Valérie rétorque au second degré :
« Rouge ! Mais, y’a du paprika dedans ? »
La coupe la moins chère de Paris / Crédits : Paloma Soria
Des bénévoles motivés
La trentaine, Valérie a découvert le salon grâce à un quotidien gratuit. Elle y offre ses compétences depuis six semaines. Jadwiga, en revanche, travaille au salon depuis ses débuts en 2006. Elle est aujourd’hui gérante du lieu. La sexagénaire d’origine polonaise vit en France depuis 40 ans.
Les deux femmes partagent deux points communs : une période de chômage et le besoin de donner aux autres. Travailler au salon permet à Valérie de « garder la technique en attendant de trouver un emploi rémunéré ».

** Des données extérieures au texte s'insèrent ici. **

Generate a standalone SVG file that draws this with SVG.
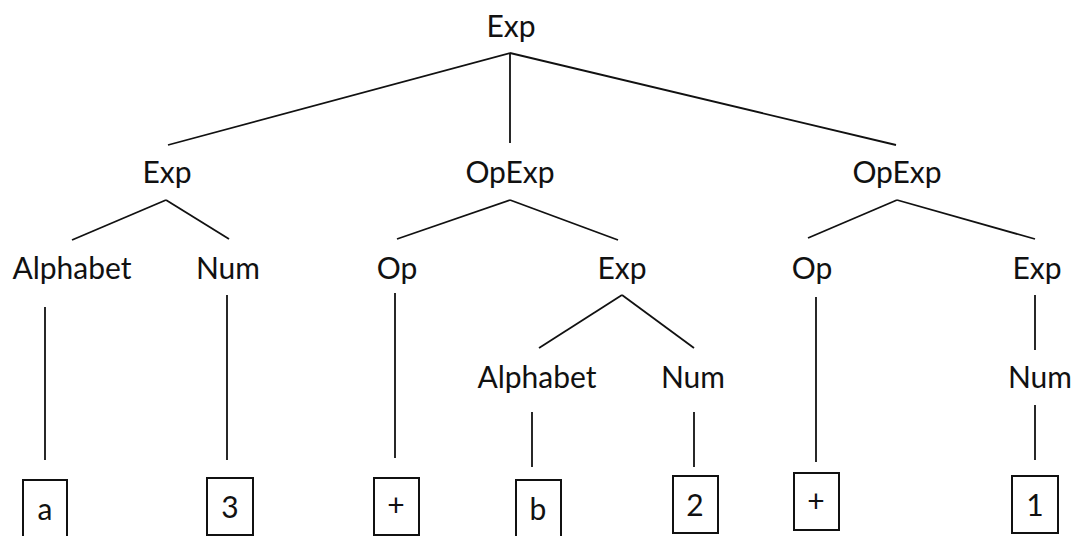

Selon les jours entre cinq et six bénévoles s’activent. Nicolas, masseur freelance, et Anne, la psychologue, viennent pour « donner un sens » à leur profession. Le salon peut aussi compter sur une DRH, qui passe refaire les C.V. pendant ses pauses-déjeuner. L’activité demande de la rigueur :
« Les femmes qui viennent sont fragiles. Si un bénévole annule à la dernière minute, elles peuvent croire que c’est de leur faute et se démoraliser. »
S’attacher à la vie
Sisa, 30 ans, la peau mate, s’est fait couper les cheveux au-dessus des épaules. La jeune femme à la silhouette élancée est prise entre une procédure de divorce et des envois de lettres de motivation pour les métiers de la petite enfance. Sa fragilité, mais aussi sa candeur, sont palpables :
« Divorcer, on en a l’idée. Mais, quand on s’y met, ça donne l’impression d’être morte. Ici, on retrouve une raison de s’attacher à la vie. »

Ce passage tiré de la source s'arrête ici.